Almost comically, LaToya's original statement, which was typed by the detective, compared Reggie to Tupac Shakur -- an obvious attempt to deal with the description of the initial suspect (who was not said to look like Tupac, but was wearing a 2Pac necklace).
After the statement was signed, LaToya's charges of assault on a public servant and failure to produce I.D, as well as her outstanding warrants, were all suddenly dropped, and she was sent home from the homicide office. She never saw a jail cell. When the arresting officer was questioned at Reggie's trial about what happened to the charges, he said he didn't know.
Even with Mayberry's coerced statement, investigators needed one more person to point the finger at Reggie to shore up their case. So the detective called up Robert Blanton and asked him to come to his office so they could talk about a murder. The officer assured Robert that he wasn't a suspect in the case, and even sent a squad car to pick him up.

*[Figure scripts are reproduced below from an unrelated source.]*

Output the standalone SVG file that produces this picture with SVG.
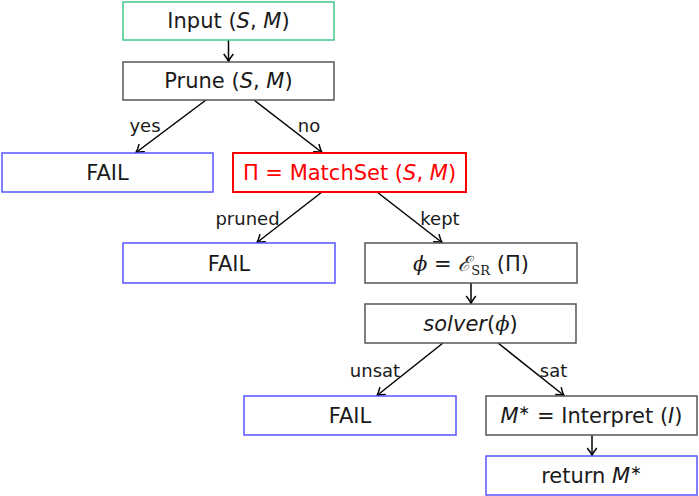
<svg xmlns="http://www.w3.org/2000/svg" width="699" height="496" viewBox="0 0 699 496">
<defs>
<marker id="arr" viewBox="-9 -6 11 12" refX="0" refY="0" markerWidth="11" markerHeight="12" markerUnits="userSpaceOnUse" orient="auto">
<path d="M-7.5,-4.8 Q-3,-1.2 0,0 Q-3,1.2 -7.5,4.8" fill="none" stroke="#000" stroke-width="1.5"/>
</marker>
<style>
.box{fill:#fff;stroke-width:1.5}
.gray{stroke:#555}
.blue{stroke:#5555ff}
.green{stroke:#44c888}
.red{stroke:#ff0000;stroke-width:2}
.t{font-family:"DejaVu Sans",sans-serif;font-size:21px;fill:#1a1a1a;text-anchor:middle}
.lbl{font-family:"DejaVu Sans",sans-serif;font-size:18px;fill:#1a1a1a;text-anchor:middle}
.it{font-style:italic}
.mm{font-family:"DejaVu Serif",serif;font-style:italic}
.sub{font-family:"DejaVu Serif",serif;font-size:13px}
.edge{stroke:#000;stroke-width:1.5;fill:none;marker-end:url(#arr)}
</style>
</defs>
<g id="edges">
<line class="edge" x1="228.5" y1="40" x2="228.5" y2="61.5"/>
<line class="edge" x1="206" y1="100" x2="136" y2="152.5"/>
<line class="edge" x1="254" y1="100" x2="322" y2="152.5"/>
<line class="edge" x1="322" y1="192" x2="257" y2="242.5"/>
<line class="edge" x1="377" y1="192" x2="442" y2="242.5"/>
<line class="edge" x1="471" y1="283" x2="471" y2="303.5"/>
<line class="edge" x1="443" y1="343" x2="377" y2="395.5"/>
<line class="edge" x1="498" y1="343" x2="564" y2="395.5"/>
<line class="edge" x1="592" y1="435" x2="592" y2="455.5"/>
<text class="lbl" x="145" y="132">yes</text>
<text class="lbl" x="309" y="132">no</text>
<text class="lbl" x="247.5" y="225">pruned</text>
<text class="lbl" x="440" y="225">kept</text>
<text class="lbl" x="375" y="377">unsat</text>
<text class="lbl" x="553.5" y="377">sat</text>
</g>
<g id="input">
<rect class="box green" x="123" y="2" width="211" height="38"/>
<text class="t" x="228.5" y="28">Input (<tspan class="it">S</tspan>, <tspan class="it">M</tspan>)</text>
</g>
<g id="prune">
<rect class="box gray" x="123" y="62" width="211" height="38"/>
<text class="t" x="228.5" y="88">Prune (<tspan class="it">S</tspan>, <tspan class="it">M</tspan>)</text>
</g>
<g id="fail1">
<rect class="box blue" x="2" y="153" width="211" height="39"/>
<text class="t" x="107.5" y="180">FAIL</text>
</g>
<g id="matchset">
<rect class="box red" x="233" y="153" width="233" height="39"/>
<text class="t" x="349.5" y="180" style="fill:#ff0000">Π = MatchSet (<tspan class="it">S</tspan>, <tspan class="it">M</tspan>)</text>
</g>
<g id="fail2">
<rect class="box blue" x="123" y="243" width="212" height="40"/>
<text class="t" x="229" y="271">FAIL</text>
</g>
<g id="encode">
<rect class="box gray" x="365" y="243" width="212" height="40"/>
<text class="t" x="471" y="271"><tspan class="mm">ϕ</tspan> = <tspan class="mm">ℰ</tspan><tspan class="sub" dy="4">SR</tspan><tspan dy="-4"> (Π)</tspan></text>
</g>
<g id="solver">
<rect class="box gray" x="365" y="304" width="211" height="39"/>
<text class="t" x="470.5" y="331"><tspan class="it">solver</tspan>(<tspan class="mm">ϕ</tspan>)</text>
</g>
<g id="fail3">
<rect class="box blue" x="244" y="396" width="212" height="39"/>
<text class="t" x="350" y="423">FAIL</text>
</g>
<g id="interpret">
<rect class="box gray" x="486" y="396" width="211" height="39"/>
<text class="t" x="591.5" y="423"><tspan class="it">M</tspan><tspan font-size="14" dy="-8">∗</tspan><tspan dy="8"> = Interpret (</tspan><tspan class="it">I</tspan>)</text>
</g>
<g id="return">
<rect class="box blue" x="486" y="456" width="211" height="39"/>
<text class="t" x="591.5" y="483">return <tspan class="it">M</tspan><tspan font-size="14" dy="-8">∗</tspan></text>
</g>
</svg>
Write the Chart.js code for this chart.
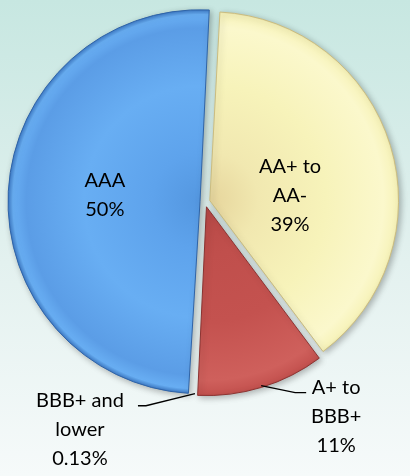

According to Robert's testimony, upon arriving at the homicide office, the detective changed his story and told Robert that if he didn't sign a statement against his brother, not only would he get locked up on murder charges, but his pregnant girlfriend would be locked up as well.
Just like LaToya, Robert was terrified and signed the statement. Just like LaToya, Robert recanted his statement at trial -- a statement that, again, was typed by the detective, and not only used terms that weren't part of Robert's vocabulary, but also listed his age and Social Security number incorrectly, and placed the scene of the murder at a different location than the Stepping Stone Apartments.
Despite these inconsistencies, the detective had what he needed. On April 14, Reginald Blanton -- at the age of 18 -- was arrested for the murder of his friend Carlos Garza.
Civics classes and our introduction through popular television series like Cops teach us that all suspects are innocent until proven guilty in a court of law. In reality, a defendant is presumed guilty. After all, he wouldn't be there sitting at that table unless he had done something wrong, would he?
In the case of Carlos Garza's murder, Reginald Blanton was sitting at the defense table despite the fact that not a single shred of physical evidence connected him to the crime.
In fact, the only physical evidence investigators had come up with should have ruled out Reggie altogether. When Carlos's door was kicked in, a shoe print was left behind. Also taken into evidence were the shoes Reggie wore the day of the murder. The problem for the prosecution is that Reggie's shoes were two sizes smaller than the footprint on the door, and the tread patterns clearly didn't match.
Though Blanton's court-appointed trial lawyers were aware of this fact, they refused to bring it up in court. We may live in the age of CSI, but in the real world, many defendants are charged and convicted not based on objective forensic evidence, but rather on coerced confessions, jailhouse snitches and unreliable eyewitness testimony.
Speaking of jailhouse snitches, one always seems to turn up in cases where actual evidence is scant, and they are rewarded handsomely for their information.